Holy Bishops in Late Antiquity by Claudia Rapp - Paperback - University of California Press

Context is King (or Bishop)

What’s the upshot of this discussion for Southern Baptists and broader evangelical debates over pastoral qualifications? Well, for one, I think in our rush to make the Bible applicable, we’re often tempted to wash over the cultural differences between us and ancient Christians. Such an ahistorical approach might be useful in the short-term, but it’s ultimately problematic for understanding the Bible.

For instance, Article VI of the Baptist Faith & Message assumes that what matters for pastoral qualification in 1 Timothy is 1) a man who 2) is godly. A biological man is the baseline qualification in this account. How you decide whether a man is godly, it’s presumed, is summarized in the list of virtues given. When we look at the context it becomes obvious that’s not all there is to it. What went without saying in the first century is that those virtues weren’t accessible to just any person with an X and Y chromosome. In fact, class functionally limited the criteria in more important ways than gender. This was true not only in the idealized church of Ephesus in 1 Timothy, but it was generally true in the churches of antiquity writ large.

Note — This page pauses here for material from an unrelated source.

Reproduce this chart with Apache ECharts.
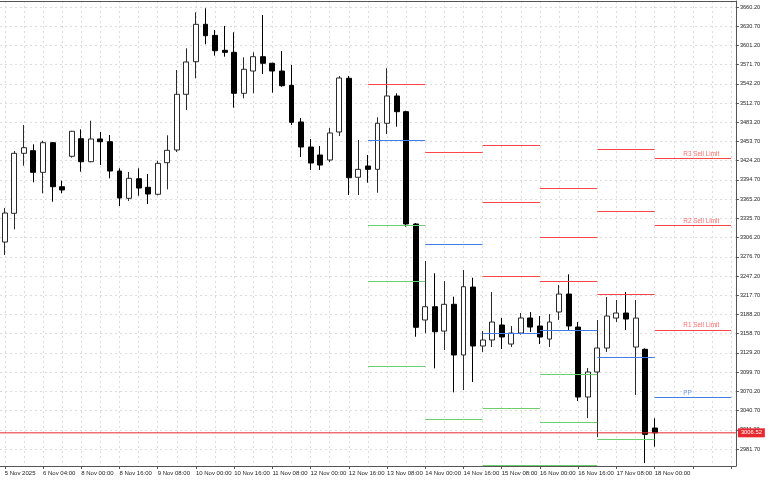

At the same time, it’s clear that there was considerable flexibility within the ancient churches—that different expectations, traditions, and experiences shaped various leaders to respond to the needs of their communities differently than the pastor of 1 Timothy. The shared default assumption was that bishops would come from freeborn stock and have a certain pedigree. Practically speaking, however, whether an enslaved or freed person could receive ordination was negotiable. (We know this is true of women’s ordination too. For a good start, see Kevin Madigan and Carolyn Osiek’s work.) For rhetorical reasons, 1 Timothy presents a setting where the civic and religious social boundaries were synonymous and impermeable. As we look at the evidence across the empire and especially as the church situation changed, it’s clear that the composition of church leadership was much more varied.